The latest report says, “In just five years, private equity funds have established themselves as major short-term owners of companies employing hundreds of thousands of IUF members around the world. In 2006 private equity funds spent over USD 725 billion buying out companies — an amount equivalent to buying the national economy of the Netherlands, or the economies of Argentina, Poland and South Africa combined — with billions of dollars to spare.
“Buyout funds today can potentially mobilise in excess of USD 2 trillion in purchasing power. This is equivalent to a private equity shopping spree with a basket deep and wide enough for 22 Unilevers, or 31 British American Tobacco (BATS), or 38 McDonald’s or 47 InBevs at their current market value.
“In just the past two years the size of individual buyouts has increased dramatically, with record buyouts exceeding USD 35 billion in 2006. The year 2007 is now touted as the year of the USD 50 billion or even a USD 100 billion buyout. This means that virtually no company in which our members work is immune from takeover by private equity funds.”
Accompanied by a glossary of “decoded” terminology that private equity funds use to drive lobbying efforts and force regulatory and tax-regime changes to promote their interests, the report lists how a “radical transformation of management priorities” follows a private equity buyout.
It says, “When a buyout fund takes control, the management’s focus is not on actual business operations – output of goods or provision of services – or even increasing operating margins. Instead, the exclusive concern of corporate management is to extract maximum cash out of the companies in the quickest amount of time regardless of the long-term impact on output, productivity and profitability.”
The report says that in order to respond to the challenge, trade unions will “need to develop creative organising strategies to reassert the public interest.” Exposing the funds’ modus operandi “is a necessary element of a trade union strategy for fighting back.”
It notes that the system of accountability, disclosure and reporting requirements faced by publicly held companies was designed to set certain limits on corporate power and defend the public interest.
But after a private equity buyout, “these restrictions disappear at a stroke. There are no shareholder meetings, because there is only one shareholder – the fund. There are no disclosure requirements, meaning regular information on the performance of the business – and its financial health – is not accessible to its employees or to the wider public affected by its activities.”
It adds, “Investment in private equity is by definition highly restricted, accessible only to very large institutional investors and extremely wealthy individuals.
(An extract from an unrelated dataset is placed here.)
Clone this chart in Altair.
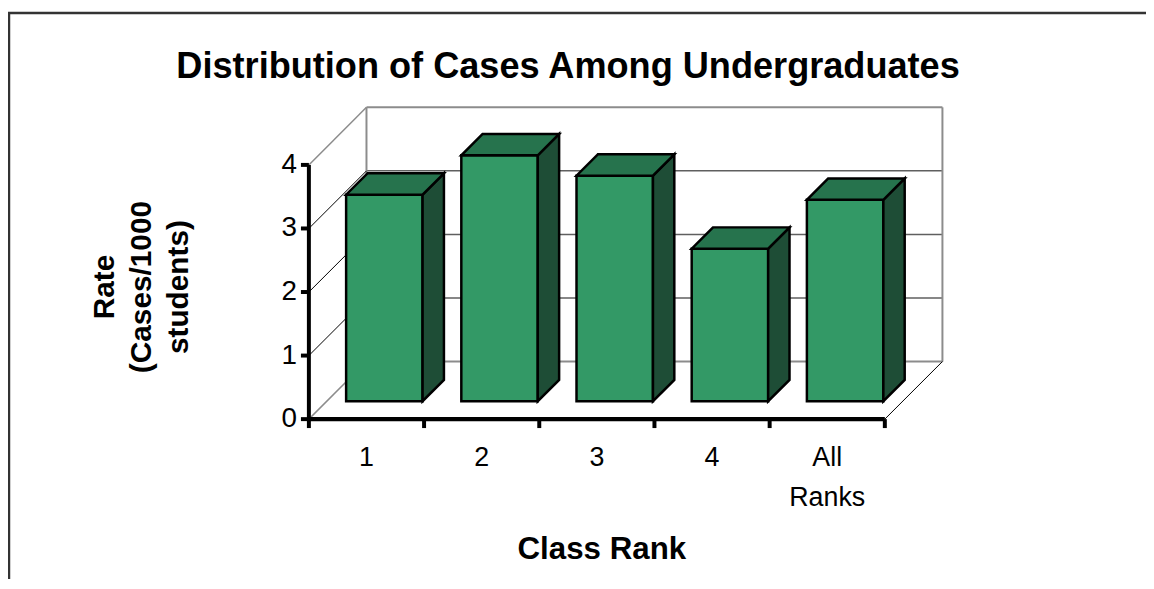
import altair as alt
import pandas as pd

# ---- data ----
categories = ["1", "2", "3", "4", "All\nRanks"]
rates = [3.25, 3.87, 3.55, 2.40, 3.17]
y_ticks = [0, 1, 2, 3, 4]
chart_title = "Distribution of Cases Among Undergraduates"
x_title = "Class Rank"
y_title = "Rate\n(Cases/1000\nstudents)"

# ---- layout (pixels in the view) ----
W, H = 1146, 573
ORIGIN_X, ORIGIN_Y = 303, 412       # pixel of category 0 / value 0 (front plane)
CAT_PX, UNIT_PX, DEPTH_PX = 116, 64, 58
FONT = "Liberation Sans"

x_scale = alt.Scale(domain=[-ORIGIN_X / CAT_PX, (W - ORIGIN_X) / CAT_PX], nice=False, zero=False)
y_scale = alt.Scale(domain=[(ORIGIN_Y - H) / UNIT_PX, ORIGIN_Y / UNIT_PX], nice=False, zero=False)
DX = DEPTH_PX / CAT_PX   # depth offset in category units
DY = DEPTH_PX / UNIT_PX  # depth offset in value units
F_FRONT = 18 / DEPTH_PX  # bar front-face depth fraction
F_DEPTH = 21.5 / DEPTH_PX  # bar depth fraction
GAP = 19.5 / CAT_PX
BW = 77 / CAT_PX
n = len(categories)


def X(f="x"):
    return alt.X(f"{f}:Q", scale=x_scale, axis=None, stack=None)


def Y(f="y"):
    return alt.Y(f"{f}:Q", scale=y_scale, axis=None, stack=None)


# ---- tables built from the arrays ----
front_rows, side_rows, top_rows = [], [], []
for i, (c, v) in enumerate(zip(categories, rates)):
    x0 = i + F_FRONT * DX + GAP
    x1 = x0 + BW
    y0 = F_FRONT * DY
    y1 = v + F_FRONT * DY
    front_rows.append(dict(cat=c, x=x0, x2=x1, y=y0, y2=y1))
    for t in (0, 1):
        sx, sy = t * F_DEPTH * DX, t * F_DEPTH * DY
        side_rows.append(dict(cat=c, x=x1 + sx, y=y1 + sy, y2=y0 + sy))
        top_rows.append(dict(cat=c, y=y1 + sy, x=x0 + sx, x2=x1 + sx))
front_df = pd.DataFrame(front_rows)
side_df = pd.DataFrame(side_rows)
top_df = pd.DataFrame(top_rows)

grid_df = pd.DataFrame({"x": [DX] * len(y_ticks), "x2": [n + DX] * len(y_ticks),
                        "y": [k + DY for k in y_ticks],
                        "edge": [k in (y_ticks[0], y_ticks[-1]) for k in y_ticks]})
wall_edges_df = pd.DataFrame({"x": [DX, n + DX], "y": [DY, DY], "y2": [y_ticks[-1] + DY] * 2})
diag_df = pd.DataFrame({"x": [0.0] * len(y_ticks), "x2": [DX] * len(y_ticks),
                        "y": [float(k) for k in y_ticks], "y2": [k + DY for k in y_ticks],
                        "edge": [k in (y_ticks[0], y_ticks[-1]) for k in y_ticks]})
floor_diag_df = pd.DataFrame({"x": [float(n)], "x2": [n + DX], "y": [0.0], "y2": [DY]})
yaxis_df = pd.DataFrame({"x": [0.0], "y": [0.0], "y2": [float(y_ticks[-1])]})
xaxis_df = pd.DataFrame({"x": [0.0], "x2": [float(n)], "y": [0.0]})
ytick_df = pd.DataFrame({"x": [0.0] * len(y_ticks), "y": y_ticks, "label": [str(k) for k in y_ticks]})
xtick_df = pd.DataFrame({"x": [float(i) for i in range(n + 1)], "y": [0.0] * (n + 1)})
cat_df = pd.DataFrame({"x": [i + 0.5 for i in range(n)], "y": [0.0] * n, "label": categories})

GRID_EDGE = "#8c8c8c"
GRID_IN = "#5f5f5f"

layers = []
# back wall gridlines
layers.append(alt.Chart(grid_df).mark_rule().encode(
    x=X(), x2="x2:Q", y=Y(),
    color=alt.condition("datum.edge", alt.value(GRID_EDGE), alt.value(GRID_IN)),
    strokeWidth=alt.condition("datum.edge", alt.value(2), alt.value(1.5))))
layers.append(alt.Chart(wall_edges_df).mark_rule(color=GRID_EDGE, strokeWidth=2).encode(
    x=X(), y=Y(), y2="y2:Q"))
# side wall diagonals
layers.append(alt.Chart(diag_df).mark_rule().encode(
    x=X(), x2="x2:Q", y=Y(), y2="y2:Q",
    color=alt.condition("datum.edge", alt.value(GRID_EDGE), alt.value("black")),
    strokeWidth=alt.condition("datum.edge", alt.value(1.5), alt.value(1))))
layers.append(alt.Chart(floor_diag_df).mark_rule(color="black", strokeWidth=1).encode(
    x=X(), x2="x2:Q", y=Y(), y2="y2:Q"))
# bars
layers.append(alt.Chart(front_df).mark_rect(fill="#339966", stroke="black", strokeWidth=2.5).encode(
    x=X(), x2="x2:Q", y=Y(), y2="y2:Q"))
layers.append(alt.Chart(side_df).mark_area(orient="vertical", fill="#1e4d36", stroke="black",
                                           strokeWidth=2.5, opacity=1).encode(
    x=X(), y=Y(), y2="y2:Q", detail="cat:N"))
layers.append(alt.Chart(top_df).mark_area(orient="horizontal", fill="#26734d", stroke="black",
                                          strokeWidth=2.5, opacity=1).encode(
    y=Y(), x=X(), x2="x2:Q", detail="cat:N"))
# front axes
layers.append(alt.Chart(yaxis_df).mark_rule(color="black", strokeWidth=4).encode(
    x=X(), y=Y(), y2="y2:Q"))
layers.append(alt.Chart(xaxis_df).mark_rule(color="black", strokeWidth=4.5).encode(
    x=X(), x2="x2:Q", y=Y()))
layers.append(alt.Chart(ytick_df).mark_rule(color="black", strokeWidth=4, x2Offset=-8).encode(
    x=X(), x2="x:Q", y=Y()))
layers.append(alt.Chart(xtick_df).mark_rule(color="black", strokeWidth=4, y2Offset=9).encode(
    x=X(), y=Y(), y2="y:Q"))
layers.append(alt.Chart(ytick_df).mark_text(font=FONT, fontSize=28, align="right", baseline="middle",
                                            xOffset=-12, color="black").encode(
    x=X(), y=Y(), text="label:N"))
layers.append(alt.Chart(cat_df).mark_text(font=FONT, fontSize=27, align="center", baseline="alphabetic",
                                          yOffset=47, lineBreak="\n", lineHeight=41, color="black").encode(
    x=X(), y=Y(), text="label:N"))
# titles
layers.append(alt.Chart(pd.DataFrame({"t": [chart_title]})).mark_text(
    font=FONT, fontSize=36.4, fontWeight="bold", align="center", baseline="middle", color="black").encode(
    x=alt.value(564), y=alt.value(57), text="t:N"))
layers.append(alt.Chart(pd.DataFrame({"t": [x_title]})).mark_text(
    font=FONT, fontSize=31.5, fontWeight="bold", align="center", baseline="middle", color="black").encode(
    x=alt.value(598), y=alt.value(544), text="t:N"))
layers.append(alt.Chart(pd.DataFrame({"t": [y_title]})).mark_text(
    font=FONT, fontSize=30, fontWeight="bold", align="center", baseline="middle", angle=270,
    lineBreak="\n", lineHeight=37, color="black").encode(
    x=alt.value(98), y=alt.value(279), text="t:N"))
# outer frame (top and left edges)
frame_df = pd.DataFrame({"k": [0]})
layers.append(alt.Chart(frame_df).mark_rule(color="#333333", strokeWidth=2.5).encode(
    x=alt.value(0), x2=alt.value(W), y=alt.value(3)))
layers.append(alt.Chart(frame_df).mark_rule(color="#333333", strokeWidth=2.5).encode(
    x=alt.value(1), y=alt.value(3), y2=alt.value(H)))

chart = alt.layer(*layers).properties(
    width=W, height=H, padding=0, autosize=alt.AutoSizeParams(type="none")
).configure_view(stroke=None)

chart.save("out.html", embed_options={"renderer": "svg", "actions": False})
Information on public companies, by contrast, is universally accessible – even to non-shareholders.
The report says that, “Transparency is essential not only to shed light on the activities of the funds as a whole, but to permit public scrutiny of their financial operations at the level of the individual companies they buy and sell.”
“Understanding this evolution can help us to challenge and reverse these regulatory changes – and build public support by clearly exposing the role of private equity buyout funds in destroying social wealth.
“Workers — and society as a whole — cannot simply wait for the current cycle to run its course, as financial authorities and private analysts are increasingly predicting it soon will.”